En El Vesubio, la llevaron a la sala Q, después al primer interrogatorio que duró poco. “Bah, no seamos eufemísticos –aclaró–: lo que había ahí no eran interrogatorios, era la tortura cruda y dura, todos estábamos muy lastimados, muy desquiciados porque no sabíamos en qué momento iban a empezar otra vez.”
Cuando se lo preguntaron, detalló: “Me parece que con los hombres se ensañaron muchísimo, eran condiciones mucho más duras”. En la sala de interrogatorios ubicó al Francés, el coronel Gustavo Adolfo Cascivio, que después de muchos años de intentar descubrir quién era quedó detenido hace dos meses. “Un tipo que iba de fajina verde, con pistola, siempre muy perfumado, muy señor, muy macho él, alto, de bigotes, fornido, con el pelo muy para atrás, con anteojos de sol, sus botas muy lustradas.” Duro, dijo, malo y perverso. Detrás había otro, de más edad, con los dedos enormes. “Me decía que las piñas que había sentido eran de esas manos, que iban a hacer falta muchas manos más para ablandarme.”
Como sucede en cada audiencia, le preguntaron por la violencia sexual. “Sí”, dijo. “Cuando quedábamos desnudas en los lugares de tortura siempre había un hijo de puta que te metía una mano, que te decía: qué buenas tetas, qué buen culo. Yo no puedo hablar exactamente de violación, pero de manoseo por supuesto, no de todas, puedo hacerlo de mí y nada más.”
Mercedes declaró en 1984 ante la Conadep, y años después en el juzgado de Daniel Rafecas. En ambos casos habló de unos listados que se confeccionaron en El Vesubio. Ella fue una de la que los escribieron. “Nos hacían hacer copias mecanografiadas con todos los que entraban detenidos, eran listados, cinco copias con su carbónico adentro y ellos después les ponían a mano Cuerpo 1, Cuerpo 2, Cuerpo 3... A la quinta copia no le ponían nada, la dejaban como si fuera para el archivo.” Las listas se hacían diariamente, explicó, por la mañana, con los nombres de todas las personas que iban llegando. Se ponía nombre y apellido, zona de militancia y lugar de donde se lo llevaron. Había identificaciones del ERP, de Montoneros y también creyó que de Vanguardia Comunista, cuando llegaron los estudiantes. En alguna de sus viejas declaraciones, habló de otras identificaciones como de una letra y un número. Ayer no lo recordó.

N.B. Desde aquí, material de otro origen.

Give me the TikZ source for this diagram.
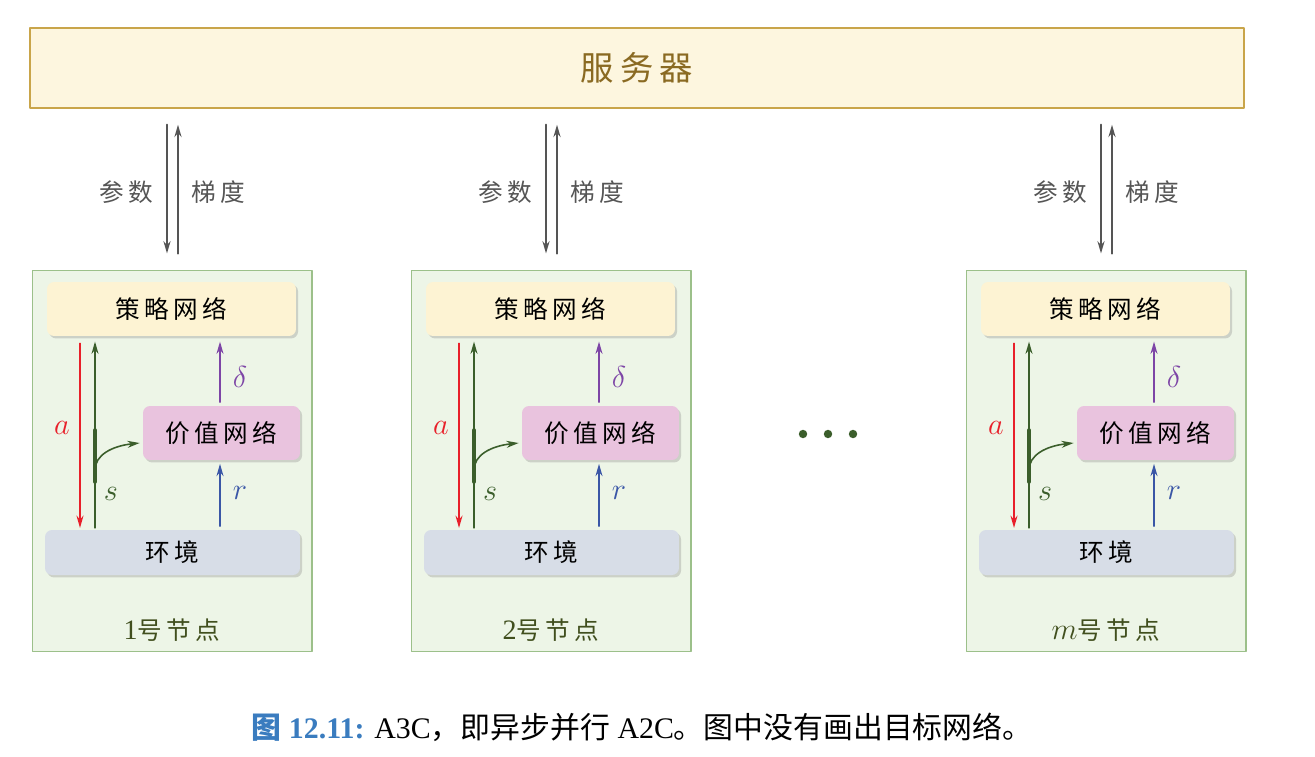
\documentclass[tikz,border=0pt]{standalone}
\usepackage{fontspec}
\setmainfont{Liberation Serif}
\newfontfamily\cjk[LetterSpace=18]{Noto Sans CJK SC}
\newfontfamily\cjkcap{Noto Sans CJK SC}
\usetikzlibrary{calc,arrows.meta,shadows}
\definecolor{ServerFill}{HTML}{FDF6DF}
\definecolor{ServerLine}{HTML}{C9A54A}
\definecolor{ServerText}{HTML}{8A6A22}
\definecolor{NodeFill}{HTML}{EDF5E7}
\definecolor{NodeLine}{HTML}{9CC08A}
\definecolor{PolicyFill}{HTML}{FDF3D3}
\definecolor{ValueFill}{HTML}{E9C3DE}
\definecolor{EnvFill}{HTML}{D7DDE7}
\definecolor{ArrowGray}{HTML}{555555}
\definecolor{ActRed}{HTML}{E8202A}
\definecolor{StateGreen}{HTML}{3B5E2B}
\definecolor{TdPurple}{HTML}{7D45A6}
\definecolor{RewBlue}{HTML}{3A56A6}
\definecolor{LabelOlive}{HTML}{414F1E}
\definecolor{CapBlue}{HTML}{3A7CBF}

\begin{document}
\begin{tikzpicture}[
  x=0.02cm, y=-0.02cm,
  line cap=round, line join=round,
  >={Stealth[length=7pt,width=4pt]},
  netbox/.style={rounded corners=4pt, inner sep=0pt, font=\cjk\fontsize{14}{16}\selectfont,
    drop shadow={opacity=0.3, shadow xshift=1.2pt, shadow yshift=-1.4pt}},
  nodebox/.style={draw=NodeLine, fill=NodeFill, line width=0.6pt,
    minimum width=5.6cm, minimum height=7.64cm},
  flow/.style={line width=0.9pt, ->},
  pipe/.style={ArrowGray, line width=1.3pt, ->, shorten >=0.32cm, shorten <=0.32cm},
  sym/.style={font=\fontsize{17}{19}\selectfont}
]

% Bounding box
\useasboundingbox (0,0) rectangle (1315,757);

% === Server ===
\node[draw=ServerLine, fill=ServerFill, line width=0.8pt,
  minimum width=24.28cm, minimum height=1.6cm,
  font=\cjk\fontsize{19}{22}\selectfont, text=ServerText] (srv) at (637,68) {服务器};

% === Worker nodes ===
\foreach \dx/\k/\num in {0/1/1, 379/2/2, 934/m/{$m$}} {
  % container
  \node[nodebox] (box\k) at (172+\dx,461) {};
  \node[font=\cjk\fontsize{14}{16}\selectfont, text=LabelOlive] (cap\k) at (172+\dx,630)
    {{\rmfamily\fontsize{16}{18}\selectfont\num}号节点};

  % networks and environment
  \node[netbox, fill=PolicyFill, minimum width=4.98cm, minimum height=1.08cm] (pol\k) at (171.5+\dx,309) {策略网络};
  \node[netbox, fill=ValueFill, minimum width=3.14cm, minimum height=1.08cm] (val\k) at (221.5+\dx,433) {价值网络};
  \node[netbox, fill=EnvFill, minimum width=5.1cm, minimum height=0.9cm] (env\k) at (172.5+\dx,552.5) {环境};

  % parameters down, gradients up
  \coordinate (dn\k) at (167+\dx,0);
  \coordinate (up\k) at (178+\dx,0);
  \draw[pipe] (srv.south -| dn\k) -- (box\k.north -| dn\k);
  \draw[pipe] (box\k.north -| up\k) -- (srv.south -| up\k);
  \node[anchor=east, font=\cjk\fontsize{14}{16}\selectfont, text=ArrowGray] (par\k) at (159+\dx,192) {参数};
  \node[anchor=west, font=\cjk\fontsize{14}{16}\selectfont, text=ArrowGray] (grd\k) at (185+\dx,192) {梯度};

  % action a
  \coordinate (ax\k) at (80+\dx,0);
  \draw[flow, ActRed, shorten <=4pt, shorten >=1pt] (pol\k.south -| ax\k) -- (env\k.north -| ax\k);
  \node[sym, text=ActRed] (a\k) at (62+\dx,428) {$a$};

  % state s
  \coordinate (sx\k) at (95+\dx,0);
  \draw[flow, StateGreen, shorten <=1pt, shorten >=3pt] (env\k.north -| sx\k) -- (pol\k.south -| sx\k);
  \draw[StateGreen, line width=2pt] (95+\dx,430) -- (95+\dx,482);
  \draw[flow, StateGreen] (95+\dx,470) .. controls (95+\dx,455) and (112+\dx,446) .. ($(val\k.west)+(-3,10)$);
  \node[sym, text=StateGreen] (s\k) at (111+\dx,494) {$s$};

  % TD error delta
  \coordinate (rx\k) at (220+\dx,0);
  \draw[flow, TdPurple, shorten <=2pt, shorten >=3pt] (val\k.north -| rx\k) -- (pol\k.south -| rx\k);
  \node[sym, text=TdPurple] (d\k) at (240+\dx,377) {$\delta$};

  % reward r
  \draw[flow, RewBlue, shorten <=2pt, shorten >=2pt] (env\k.north -| rx\k) -- (val\k.south -| rx\k);
  \node[sym, text=RewBlue] (r\k) at (240+\dx,493) {$r$};
}

% === Dots between workers ===
\foreach \x in {803,828,853} {
  \fill[StateGreen] (\x,434) circle (2.4pt);
}

% === Caption ===
\node[font=\fontsize{17}{20}\selectfont] (cap) at (642,727)
  {{\color{CapBlue}\bfseries{\cjkcap 图} 12.11:} A3C{\cjkcap ，即异步并行} A2C{\cjkcap 。图中没有画出目标网络。}};

\end{tikzpicture}
\end{document}
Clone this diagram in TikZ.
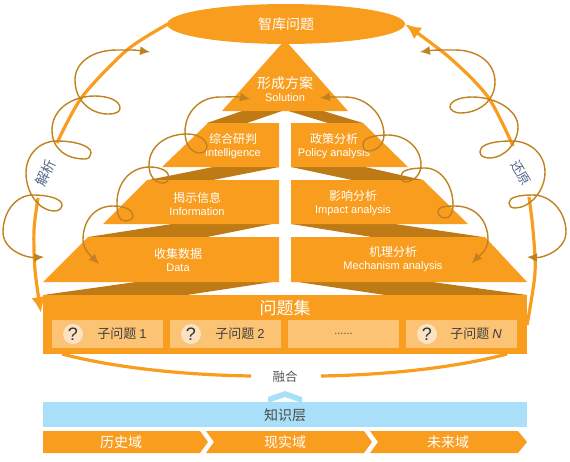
\documentclass[tikz,border=0pt]{standalone}
\usepackage{fontspec}
\setmainfont{Liberation Sans}
\newfontfamily\cjk{Noto Sans CJK SC}
\usepackage{tikz}
\usetikzlibrary{arrows.meta,positioning,shapes.geometric}

\definecolor{barorange}{HTML}{F99D1F}
\definecolor{banddark}{HTML}{BE7A14}
\definecolor{loopbrown}{HTML}{C0811F}
\definecolor{subfill}{HTML}{FCC375}
\definecolor{markfill}{HTML}{FBE2C2}
\definecolor{skyblue}{HTML}{A9DFF8}
\definecolor{slate}{HTML}{55688A}

\begin{document}
\begin{tikzpicture}[x=1pt,y=-1pt,>=Latex,
  block/.style={fill=barorange},
  band/.style={fill=banddark},
  toplabel/.style={text=white,align=center,inner sep=0pt,font=\cjk\fontsize{13}{15}\selectfont},
  twolabel/.style={text=white,align=center,inner sep=0pt},
  subbox/.style={fill=subfill,minimum width=111pt,minimum height=28pt,inner sep=0pt,outer sep=0pt},
  qmark/.style={circle,fill=markfill,minimum size=20pt,inner sep=0pt,text=black!80,font=\fontsize{18}{18}\selectfont},
  subtext/.style={text=black!75,inner sep=0pt,font=\cjk\fontsize{13}{15}\selectfont},
  bigarc/.style={draw=barorange,line width=3.2pt},
  bigtip/.style={-{Latex[length=16pt,width=14pt]}},
  looper/.style={draw=loopbrown,line width=1.4pt,{Latex[length=10pt,width=9pt]}-{Latex[length=10pt,width=9pt]}},
  sidelabel/.style={text=slate,inner sep=0pt,font=\cjk\fontsize{14}{16}\selectfont}]
  \useasboundingbox (0,0) rectangle (570,461);
  % pyramid, left and right
  \fill[band] (207,123) -- (245,110) -- (285,110) -- (247,123) -- cycle;
  \fill[band] (285,110) -- (320,110) -- (363,123) -- (328,123) -- cycle;
  \fill[band] (148,180) -- (213,167) -- (279,167) -- (213,180) -- cycle;
  \fill[band] (291,167) -- (365,167) -- (423,180) -- (352,180) -- cycle;
  \fill[band] (88,237) -- (172,224) -- (272,224) -- (207,237) -- cycle;
  \fill[band] (291,224) -- (395,224) -- (483,237) -- (372,237) -- cycle;
  \fill[band] (43,295) -- (143,281) -- (279,281) -- (180,296) -- cycle;
  \fill[band] (291,281) -- (425,281) -- (527,295) -- (392,296) -- cycle;
  \fill[block] (285,40) -- (222,111) -- (348,111) -- cycle;
  \fill[block] (208,123) -- (279,123) -- (279,167) -- (162,167) -- cycle;
  \fill[block] (147,180) -- (279,180) -- (279,224) -- (103,224) -- cycle;
  \fill[block] (88,237) -- (279,237) -- (279,282) -- (43,282) -- cycle;
  \fill[block] (291,123) -- (363,123) -- (408,167) -- (291,167) -- cycle;
  \fill[block] (291,180) -- (423,180) -- (468,224) -- (291,224) -- cycle;
  \fill[block] (291,237) -- (485,237) -- (527,282) -- (291,282) -- cycle;
  \node[block,ellipse,minimum width=238pt,minimum height=40pt,inner sep=0pt,text=white,
    font=\cjk\fontsize{14}{16}\selectfont] (think) at (286,24) {智库问题};
  % labels of the pyramid
  \node[twolabel] (solution) at (285,89) {{\cjk\fontsize{14}{16}\selectfont 形成方案}\\[1pt]{\fontsize{11}{12}\selectfont Solution}};
  \node[twolabel] (intel) at (233,146) {{\cjk\fontsize{12}{14}\selectfont 综合研判}\\[1pt]{\fontsize{11}{12}\selectfont Intelligence}};
  \node[twolabel] (info) at (197,204) {{\cjk\fontsize{12}{14}\selectfont 揭示信息}\\[1pt]{\fontsize{11}{12}\selectfont Information}};
  \node[twolabel] (data) at (178,260) {{\cjk\fontsize{12}{14}\selectfont 收集数据}\\[1pt]{\fontsize{11}{12}\selectfont Data}};
  \node[twolabel] (policy) at (334,146) {{\cjk\fontsize{12}{14}\selectfont 政策分析}\\[1pt]{\fontsize{11}{12}\selectfont Policy analysis}};
  \node[twolabel] (impact) at (353,203) {{\cjk\fontsize{12}{14}\selectfont 影响分析}\\[1pt]{\fontsize{11}{12}\selectfont Impact analysis}};
  \node[twolabel] (mech) at (393,259) {{\cjk\fontsize{12}{14}\selectfont 机理分析}\\[1pt]{\fontsize{11}{12}\selectfont Mechanism analysis}};
  % problem set
  \fill[block] (43,295) rectangle (527,354);
  \node[toplabel,font=\cjk\fontsize{17}{19}\selectfont] (problems) at (285,308) {问题集};
  \node[subbox] (sub1) at (107.5,334) {};
  \node[subbox,right=7pt of sub1] (sub2) {};
  \node[subbox,right=7pt of sub2] (sub3) {\fontsize{11}{12}\selectfont \textcolor{black!70}{......}};
  \node[subbox,right=7pt of sub3] (sub4) {};
  \foreach \n/\t in {sub1/1,sub2/2,sub4/\textit{N}}{
    \node[qmark,xshift=-34.5pt] (\n q) at (\n) {?};
    \node[subtext,xshift=14.5pt] (\n t) at (\n) {子问题 {\fontsize{13}{15}\selectfont\rmfamily\t}};
  }
  % merge and knowledge layer
  \node[text=black!65,inner sep=0pt,font=\cjk\fontsize{12.5}{15}\selectfont] (merge) at (285,377) {融合};
  \coordinate (mergeL) at (251,376);
  \coordinate (mergeR) at (321,376);
  \coordinate (setL) at (62,354);
  \coordinate (setR) at (507,354);
  \draw[bigarc] (setL) .. controls (120,369) and (190,375) .. (mergeL);
  \draw[bigarc] (setR) .. controls (450,369) and (380,375) .. (mergeR);
  \fill[skyblue] (268,403) -- (268,397) -- (285,391) -- (302,397) -- (302,403) -- (285,397) -- cycle;
  \fill[skyblue] (43,402) rectangle (527,427);
  \node[text=black!70,inner sep=0pt,font=\cjk\fontsize{14}{16}\selectfont] (layer) at (285,415) {知识层};
  % three domains
  \fill[block] (43,431) -- (200,431) -- (208,442) -- (200,453) -- (43,453) -- cycle;
  \fill[block] (206,431) -- (364,431) -- (372,442) -- (364,453) -- (206,453) -- (214,442) -- cycle;
  \fill[block] (370,431) -- (518,431) -- (527,442) -- (518,453) -- (370,453) -- (378,442) -- cycle;
  \node[toplabel,font=\cjk\fontsize{14}{16}\selectfont] (past) at (121,442) {历史域};
  \node[toplabel,font=\cjk\fontsize{14}{16}\selectfont] (now) at (285,442) {现实域};
  \node[toplabel,font=\cjk\fontsize{14}{16}\selectfont] (future) at (448,442) {未来域};
  % big arcs
  \draw[bigarc] plot[smooth] coordinates {(168,24) (127,50) (82,97) (57,143)};
  \draw[bigarc,bigtip] plot[smooth] coordinates {(38,198) (34,230) (35,270) (41,313)};
  \draw[bigarc,bigtip] plot[smooth] coordinates {(513,146) (488,97) (450,58) (405,24)};
  \draw[bigarc] plot[smooth] coordinates {(527,325) (535,273) (533,230) (529,197)};
  \node[sidelabel,rotate=65] (parse) at (46,173) {解析};
  \node[sidelabel,rotate=-58,font=\cjk\fontsize{13}{15}\selectfont] (restore) at (521,173) {还原};
  % spirals
  \draw[looper] (150,52) .. controls +(-15,-2) and +(22,0) .. (117,50)
    .. controls +(-24,0) and +(0,-18) .. (75,80)
    .. controls +(0,20) and +(-18,0) .. (108,114)
    .. controls +(8,0) and +(0,4) .. (120,108)
    .. controls +(0,-7) and +(14,0) .. (95,96)
    .. controls +(-24,0) and +(0,-20) .. (52,130)
    .. controls +(0,18) and +(-20,0) .. (85,159)
    .. controls +(4,0) and +(0,3) .. (91,153)
    .. controls +(0,-8) and +(16,0) .. (57,141)
    .. controls +(-18,0) and +(0,-18) .. (26,173)
    .. controls +(0,20) and +(-16,0) .. (55,211)
    .. controls +(4,0) and +(0,3) .. (62,205)
    .. controls +(0,-6) and +(16,0) .. (33,195)
    .. controls +(-17,0) and +(0,-20) .. (3,232)
    .. controls +(0,18) and +(-18,1) .. (44,257);
  \draw[looper] (250,99) .. controls +(-15,-3) and +(17,0) .. (220,97)
    .. controls +(-20,0) and +(0,-20) .. (185,132)
    .. controls +(0,12) and +(-9,0) .. (200,153)
    .. controls +(4,0) and +(0,3) .. (207,147)
    .. controls +(0,-7) and +(12,0) .. (187,134)
    .. controls +(-22,0) and +(0,-18) .. (149,165)
    .. controls +(0,11) and +(-8,0) .. (163,183)
    .. controls +(4,0) and +(0,3) .. (169,177)
    .. controls +(0,-6) and +(10,0) .. (150,167)
    .. controls +(-20,0) and +(0,-20) .. (117,203)
    .. controls +(0,11) and +(-6,0) .. (125,221)
    .. controls +(4,0) and +(0,3) .. (133,216)
    .. controls +(0,-6) and +(12,0) .. (113,206)
    .. controls +(-18,0) and +(0,-20) .. (83,240)
    .. controls +(0,10) and +(-6,-6) .. (99,264);
  \draw[looper] (420,52) .. controls +(14,-2) and +(-18,0) .. (455,50)
    .. controls +(22,0) and +(0,-20) .. (495,82)
    .. controls +(0,18) and +(20,0) .. (460,113)
    .. controls +(-5,0) and +(0,3) .. (450,107)
    .. controls +(0,-6) and +(-12,0) .. (472,97)
    .. controls +(24,0) and +(0,-17) .. (518,127)
    .. controls +(0,16) and +(14,0) .. (490,158)
    .. controls +(-6,0) and +(0,4) .. (480,152)
    .. controls +(0,-8) and +(-18,0) .. (512,141)
    .. controls +(18,0) and +(0,-18) .. (545,172)
    .. controls +(0,20) and +(14,0) .. (515,208)
    .. controls +(-4,0) and +(0,3) .. (509,203)
    .. controls +(0,-6) and +(-14,0) .. (533,195)
    .. controls +(18,0) and +(0,-20) .. (566,232)
    .. controls +(0,18) and +(16,1) .. (527,257);
  \draw[looper] (320,98) .. controls +(8,-1) and +(-10,0) .. (345,97)
    .. controls +(22,0) and +(0,-20) .. (384,135)
    .. controls +(0,10) and +(8,0) .. (368,151)
    .. controls +(-4,0) and +(0,4) .. (363,144)
    .. controls +(0,-6) and +(-14,0) .. (388,135)
    .. controls +(18,0) and +(0,-17) .. (421,165)
    .. controls +(0,10) and +(8,0) .. (405,182)
    .. controls +(-3,0) and +(0,3) .. (401,176)
    .. controls +(0,-6) and +(-14,0) .. (425,168)
    .. controls +(16,0) and +(0,-20) .. (453,205)
    .. controls +(0,8) and +(5,0) .. (445,218)
    .. controls +(-4,0) and +(0,4) .. (438,211)
    .. controls +(0,-4) and +(-10,0) .. (455,206)
    .. controls +(20,0) and +(0,-20) .. (488,240)
    .. controls +(0,10) and +(6,-6) .. (472,263);
\end{tikzpicture}
\end{document}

“Lamentablemente la Justicia en este país tarda muchísimos años –dijo–: han pasado cuántos años desde que yo declaré por primera vez, ¡y ahora tanta minucia por saber si hay un numero o una letra! Si ustedes pretenden que yo me acuerde, pues no me acuerdo.”
Desde la Secretaría de Derechos Humanos de la Nación le preguntaron si creía que la saña había sido más grande porque era judía: “Yo no soy judía”, explicó. “Sí, mi apellido es de origen judío, en todo caso ucraniano, pero es una confusión que también ellos tuvieron porque al principio sobre todo me lastimaban bastante mal por portación de apellido”.
Al final, Durán Sáenz volvía a estar medio dormido. “Quiero saber dónde está Luis –dijo ella, probablemente sin saberlo–, dónde está Marta, dónde está Pepe: ¡por qué no tienen los huevos suficientes para decirlo!”